Task objective — Give the data below again exactly as it stands. Omit the pictures.

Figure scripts

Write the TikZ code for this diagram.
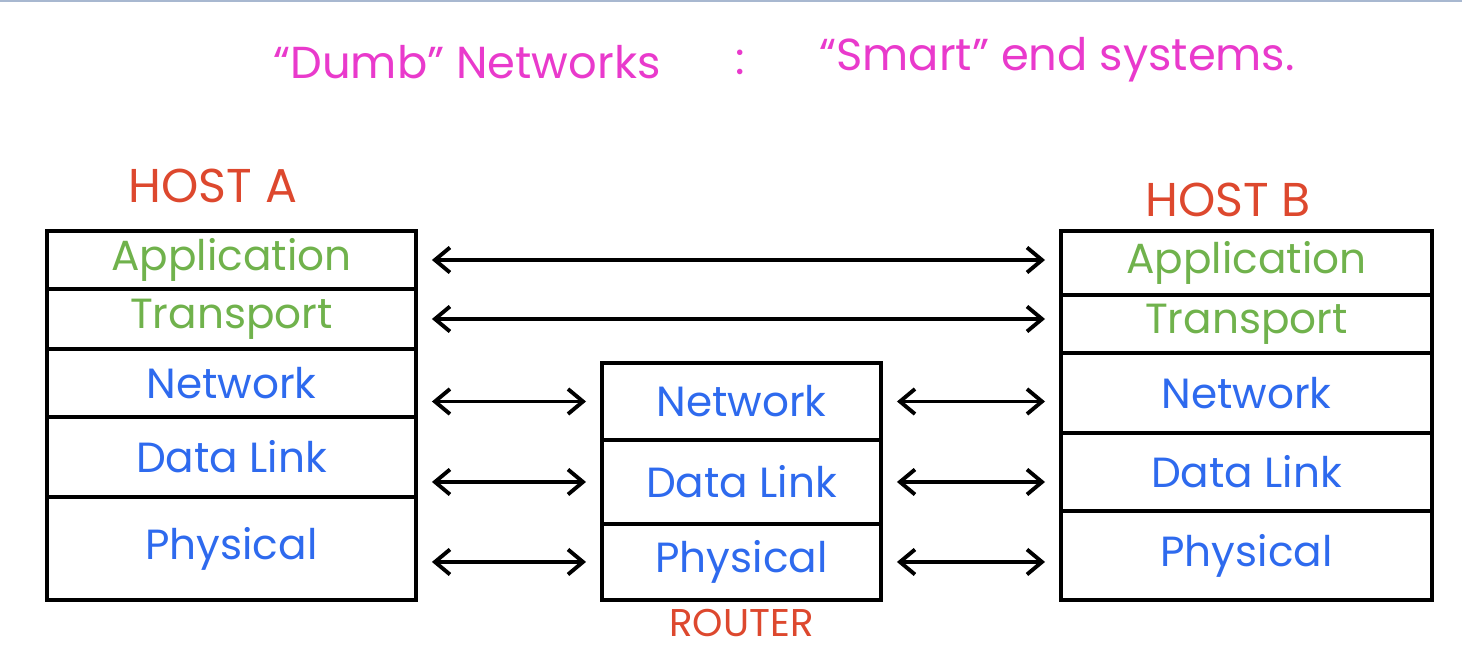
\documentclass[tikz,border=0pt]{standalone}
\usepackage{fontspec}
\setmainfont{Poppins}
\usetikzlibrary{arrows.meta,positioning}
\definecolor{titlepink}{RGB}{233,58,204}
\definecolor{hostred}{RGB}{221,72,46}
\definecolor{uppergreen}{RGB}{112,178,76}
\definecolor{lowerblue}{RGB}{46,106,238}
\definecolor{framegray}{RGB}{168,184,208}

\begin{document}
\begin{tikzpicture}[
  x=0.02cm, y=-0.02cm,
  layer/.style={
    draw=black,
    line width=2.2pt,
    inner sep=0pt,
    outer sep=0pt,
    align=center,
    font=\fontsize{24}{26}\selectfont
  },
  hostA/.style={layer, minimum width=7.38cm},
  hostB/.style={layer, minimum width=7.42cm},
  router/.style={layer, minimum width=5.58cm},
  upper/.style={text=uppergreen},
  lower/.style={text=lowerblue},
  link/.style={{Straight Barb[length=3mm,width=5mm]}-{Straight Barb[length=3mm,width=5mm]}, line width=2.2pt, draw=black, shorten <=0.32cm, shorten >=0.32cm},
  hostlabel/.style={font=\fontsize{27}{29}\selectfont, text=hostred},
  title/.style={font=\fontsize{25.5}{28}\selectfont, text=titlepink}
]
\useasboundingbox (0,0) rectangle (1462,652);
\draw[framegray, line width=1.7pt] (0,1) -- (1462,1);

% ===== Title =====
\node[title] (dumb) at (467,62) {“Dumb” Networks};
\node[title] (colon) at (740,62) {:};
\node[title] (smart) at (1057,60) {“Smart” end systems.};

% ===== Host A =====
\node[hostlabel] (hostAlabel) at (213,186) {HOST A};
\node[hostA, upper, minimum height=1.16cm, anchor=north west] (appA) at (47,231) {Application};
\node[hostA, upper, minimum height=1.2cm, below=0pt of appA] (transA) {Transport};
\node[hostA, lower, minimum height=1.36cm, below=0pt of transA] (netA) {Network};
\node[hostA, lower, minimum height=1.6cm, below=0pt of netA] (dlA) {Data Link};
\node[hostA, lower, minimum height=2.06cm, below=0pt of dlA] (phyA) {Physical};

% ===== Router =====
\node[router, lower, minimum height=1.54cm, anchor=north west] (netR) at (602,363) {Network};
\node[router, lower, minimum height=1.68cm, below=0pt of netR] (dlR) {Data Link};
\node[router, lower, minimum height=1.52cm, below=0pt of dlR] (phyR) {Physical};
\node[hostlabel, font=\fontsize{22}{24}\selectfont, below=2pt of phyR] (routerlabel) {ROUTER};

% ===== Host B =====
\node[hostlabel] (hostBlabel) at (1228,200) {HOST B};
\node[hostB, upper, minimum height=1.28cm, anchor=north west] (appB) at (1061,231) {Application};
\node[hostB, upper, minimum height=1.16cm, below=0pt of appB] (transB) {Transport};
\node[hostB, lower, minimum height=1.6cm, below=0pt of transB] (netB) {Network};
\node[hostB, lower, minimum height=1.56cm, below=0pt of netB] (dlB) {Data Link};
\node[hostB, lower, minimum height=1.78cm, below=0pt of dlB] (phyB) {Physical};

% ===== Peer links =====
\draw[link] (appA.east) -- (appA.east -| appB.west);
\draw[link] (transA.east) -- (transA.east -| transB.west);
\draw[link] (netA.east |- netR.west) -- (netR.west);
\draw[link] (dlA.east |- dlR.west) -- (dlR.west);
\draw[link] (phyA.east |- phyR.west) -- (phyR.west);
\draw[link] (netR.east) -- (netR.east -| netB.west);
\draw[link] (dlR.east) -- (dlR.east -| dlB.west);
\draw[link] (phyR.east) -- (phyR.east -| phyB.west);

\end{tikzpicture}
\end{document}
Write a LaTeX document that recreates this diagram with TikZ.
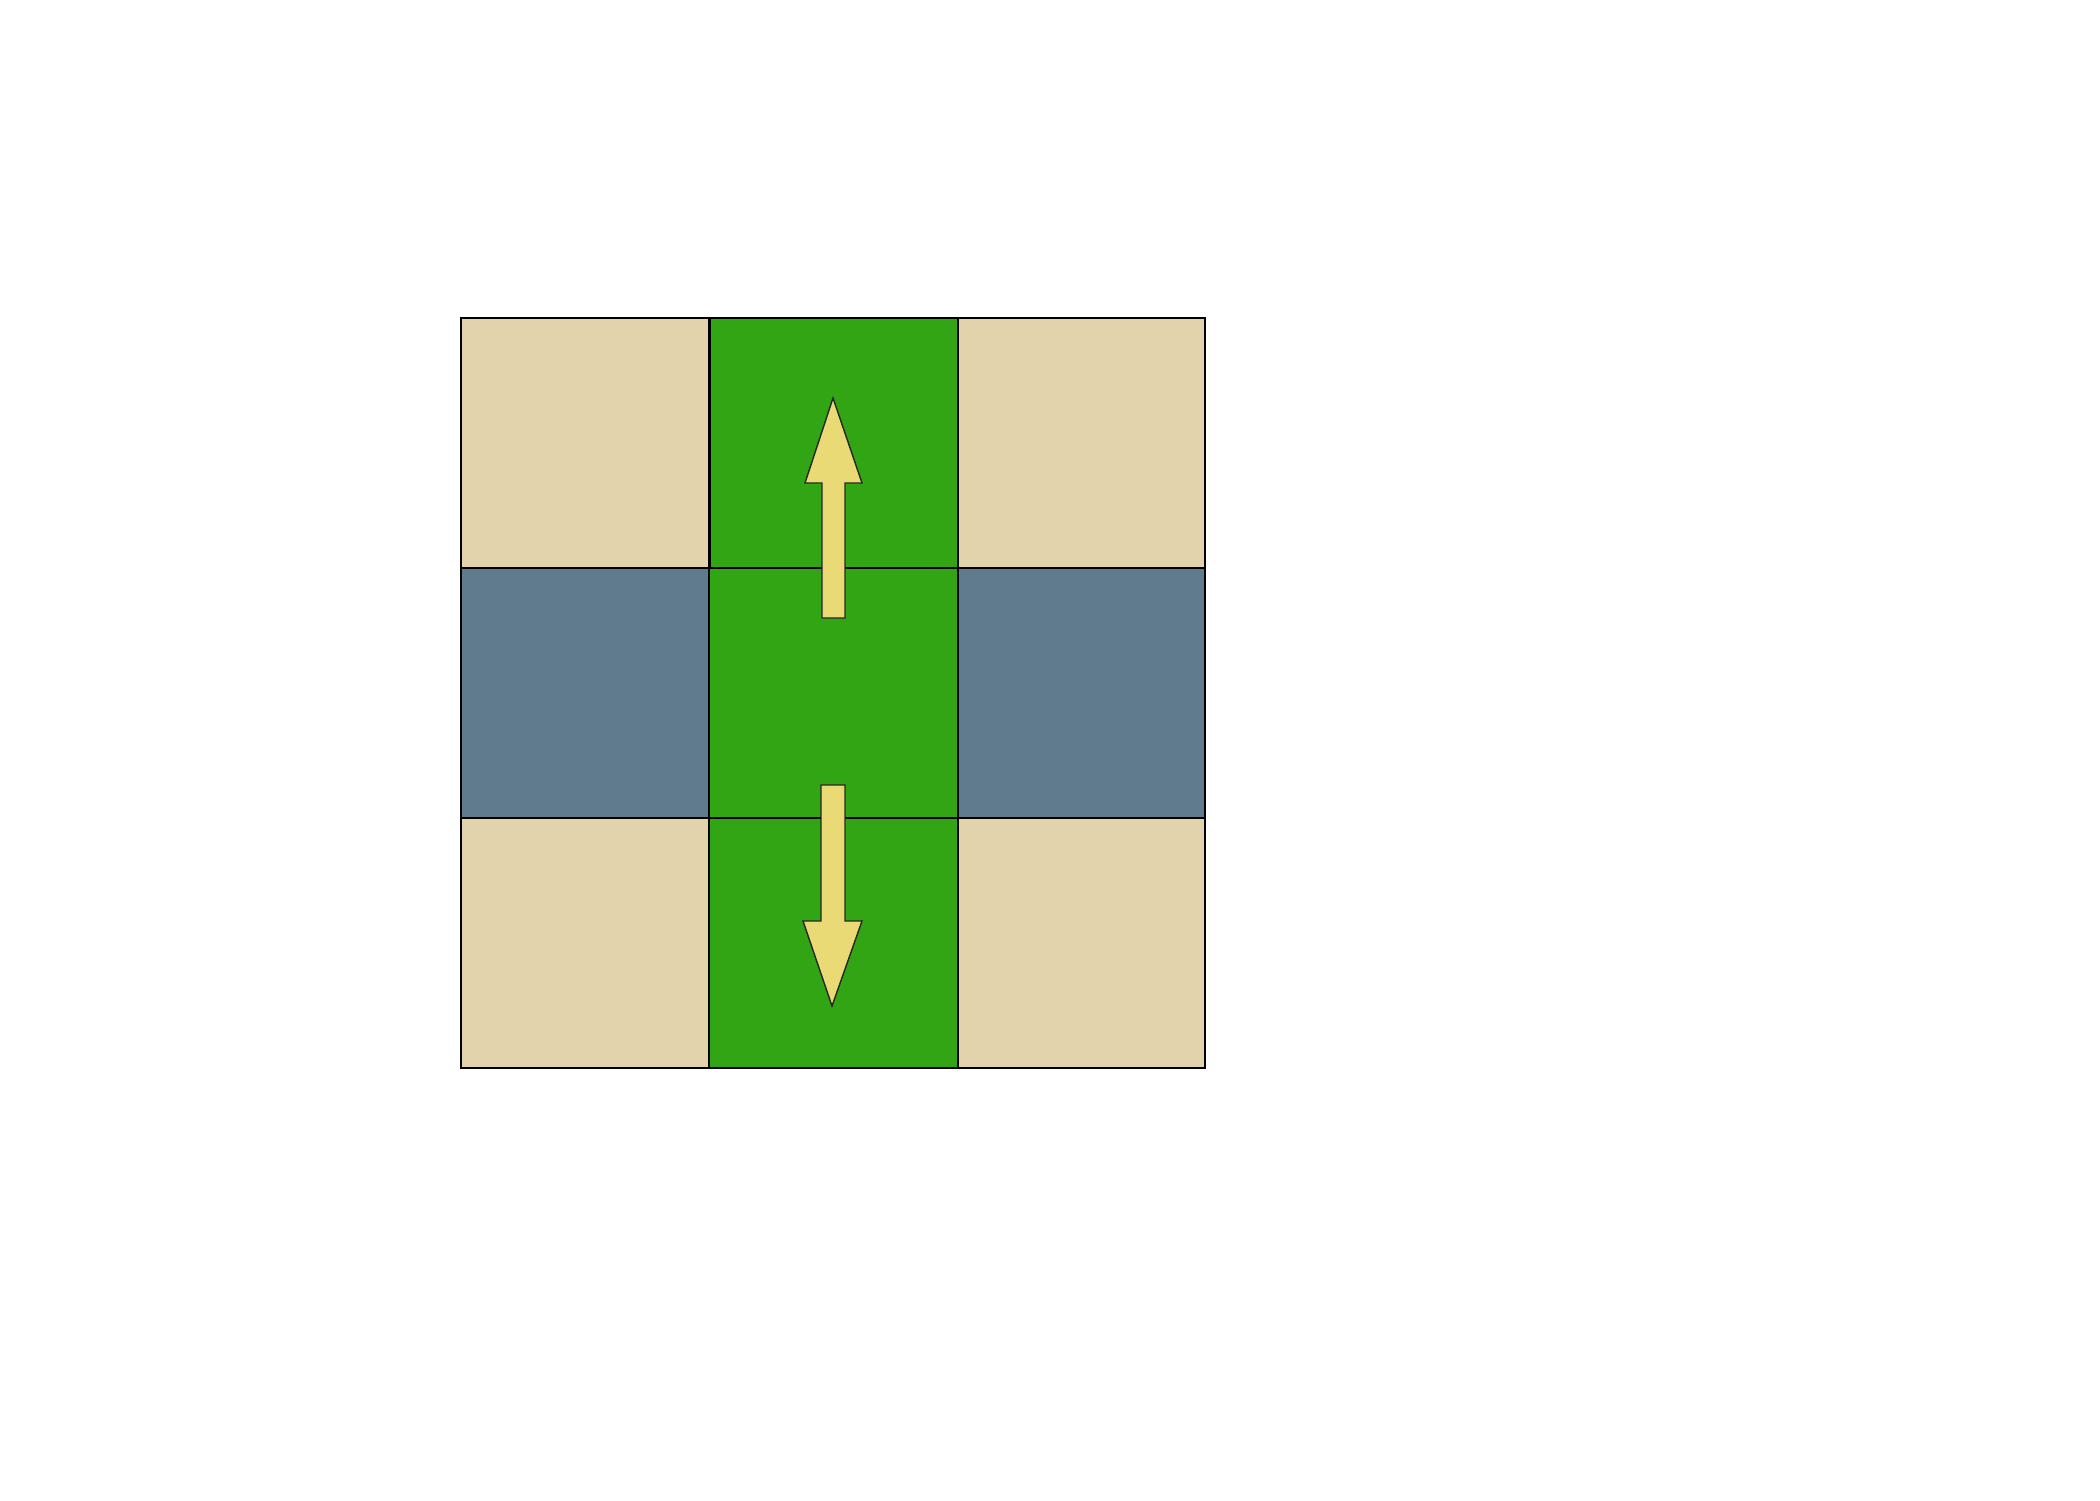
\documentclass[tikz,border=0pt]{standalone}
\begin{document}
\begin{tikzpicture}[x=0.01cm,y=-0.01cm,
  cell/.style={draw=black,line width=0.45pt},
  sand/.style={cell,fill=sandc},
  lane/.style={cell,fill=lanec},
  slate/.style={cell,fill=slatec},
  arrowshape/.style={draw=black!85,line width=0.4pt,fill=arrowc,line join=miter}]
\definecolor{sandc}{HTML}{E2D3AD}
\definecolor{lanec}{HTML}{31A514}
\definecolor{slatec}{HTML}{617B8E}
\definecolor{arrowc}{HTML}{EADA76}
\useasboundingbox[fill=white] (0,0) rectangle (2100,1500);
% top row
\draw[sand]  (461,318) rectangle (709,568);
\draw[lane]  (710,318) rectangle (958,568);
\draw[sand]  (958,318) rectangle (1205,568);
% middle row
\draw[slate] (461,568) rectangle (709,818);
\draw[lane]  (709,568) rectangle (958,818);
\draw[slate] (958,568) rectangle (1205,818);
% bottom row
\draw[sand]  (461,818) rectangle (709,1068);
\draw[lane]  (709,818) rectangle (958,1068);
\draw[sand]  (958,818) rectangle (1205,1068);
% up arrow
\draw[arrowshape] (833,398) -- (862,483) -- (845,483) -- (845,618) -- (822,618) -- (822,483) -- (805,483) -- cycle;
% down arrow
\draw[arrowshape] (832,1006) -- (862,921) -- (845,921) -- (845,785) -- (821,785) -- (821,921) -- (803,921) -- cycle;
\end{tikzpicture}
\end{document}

Exercise answer —
Write the TikZ code for this diagram.
\documentclass[tikz,border=0pt]{standalone}
\usepackage{fontspec}
\setmainfont{Poppins}
\usetikzlibrary{arrows.meta,positioning}
\definecolor{titlepink}{RGB}{233,58,204}
\definecolor{hostred}{RGB}{221,72,46}
\definecolor{uppergreen}{RGB}{112,178,76}
\definecolor{lowerblue}{RGB}{46,106,238}
\definecolor{framegray}{RGB}{168,184,208}

\begin{document}
\begin{tikzpicture}[
  x=0.02cm, y=-0.02cm,
  layer/.style={
    draw=black,
    line width=2.2pt,
    inner sep=0pt,
    outer sep=0pt,
    align=center,
    font=\fontsize{24}{26}\selectfont
  },
  hostA/.style={layer, minimum width=7.38cm},
  hostB/.style={layer, minimum width=7.42cm},
  router/.style={layer, minimum width=5.58cm},
  upper/.style={text=uppergreen},
  lower/.style={text=lowerblue},
  link/.style={{Straight Barb[length=3mm,width=5mm]}-{Straight Barb[length=3mm,width=5mm]}, line width=2.2pt, draw=black, shorten <=0.32cm, shorten >=0.32cm},
  hostlabel/.style={font=\fontsize{27}{29}\selectfont, text=hostred},
  title/.style={font=\fontsize{25.5}{28}\selectfont, text=titlepink}
]
\useasboundingbox (0,0) rectangle (1462,652);
\draw[framegray, line width=1.7pt] (0,1) -- (1462,1);

% ===== Title =====
\node[title] (dumb) at (467,62) {“Dumb” Networks};
\node[title] (colon) at (740,62) {:};
\node[title] (smart) at (1057,60) {“Smart” end systems.};

% ===== Host A =====
\node[hostlabel] (hostAlabel) at (213,186) {HOST A};
\node[hostA, upper, minimum height=1.16cm, anchor=north west] (appA) at (47,231) {Application};
\node[hostA, upper, minimum height=1.2cm, below=0pt of appA] (transA) {Transport};
\node[hostA, lower, minimum height=1.36cm, below=0pt of transA] (netA) {Network};
\node[hostA, lower, minimum height=1.6cm, below=0pt of netA] (dlA) {Data Link};
\node[hostA, lower, minimum height=2.06cm, below=0pt of dlA] (phyA) {Physical};

% ===== Router =====
\node[router, lower, minimum height=1.54cm, anchor=north west] (netR) at (602,363) {Network};
\node[router, lower, minimum height=1.68cm, below=0pt of netR] (dlR) {Data Link};
\node[router, lower, minimum height=1.52cm, below=0pt of dlR] (phyR) {Physical};
\node[hostlabel, font=\fontsize{22}{24}\selectfont, below=2pt of phyR] (routerlabel) {ROUTER};

% ===== Host B =====
\node[hostlabel] (hostBlabel) at (1228,200) {HOST B};
\node[hostB, upper, minimum height=1.28cm, anchor=north west] (appB) at (1061,231) {Application};
\node[hostB, upper, minimum height=1.16cm, below=0pt of appB] (transB) {Transport};
\node[hostB, lower, minimum height=1.6cm, below=0pt of transB] (netB) {Network};
\node[hostB, lower, minimum height=1.56cm, below=0pt of netB] (dlB) {Data Link};
\node[hostB, lower, minimum height=1.78cm, below=0pt of dlB] (phyB) {Physical};

% ===== Peer links =====
\draw[link] (appA.east) -- (appA.east -| appB.west);
\draw[link] (transA.east) -- (transA.east -| transB.west);
\draw[link] (netA.east |- netR.west) -- (netR.west);
\draw[link] (dlA.east |- dlR.west) -- (dlR.west);
\draw[link] (phyA.east |- phyR.west) -- (phyR.west);
\draw[link] (netR.east) -- (netR.east -| netB.west);
\draw[link] (dlR.east) -- (dlR.east -| dlB.west);
\draw[link] (phyR.east) -- (phyR.east -| phyB.west);

\end{tikzpicture}
\end{document}
Write a LaTeX document that recreates this diagram with TikZ.
\documentclass[tikz,border=0pt]{standalone}
\begin{document}
\begin{tikzpicture}[x=0.01cm,y=-0.01cm,
  cell/.style={draw=black,line width=0.45pt},
  sand/.style={cell,fill=sandc},
  lane/.style={cell,fill=lanec},
  slate/.style={cell,fill=slatec},
  arrowshape/.style={draw=black!85,line width=0.4pt,fill=arrowc,line join=miter}]
\definecolor{sandc}{HTML}{E2D3AD}
\definecolor{lanec}{HTML}{31A514}
\definecolor{slatec}{HTML}{617B8E}
\definecolor{arrowc}{HTML}{EADA76}
\useasboundingbox[fill=white] (0,0) rectangle (2100,1500);
% top row
\draw[sand]  (461,318) rectangle (709,568);
\draw[lane]  (710,318) rectangle (958,568);
\draw[sand]  (958,318) rectangle (1205,568);
% middle row
\draw[slate] (461,568) rectangle (709,818);
\draw[lane]  (709,568) rectangle (958,818);
\draw[slate] (958,568) rectangle (1205,818);
% bottom row
\draw[sand]  (461,818) rectangle (709,1068);
\draw[lane]  (709,818) rectangle (958,1068);
\draw[sand]  (958,818) rectangle (1205,1068);
% up arrow
\draw[arrowshape] (833,398) -- (862,483) -- (845,483) -- (845,618) -- (822,618) -- (822,483) -- (805,483) -- cycle;
% down arrow
\draw[arrowshape] (832,1006) -- (862,921) -- (845,921) -- (845,785) -- (821,785) -- (821,921) -- (803,921) -- cycle;
\end{tikzpicture}
\end{document}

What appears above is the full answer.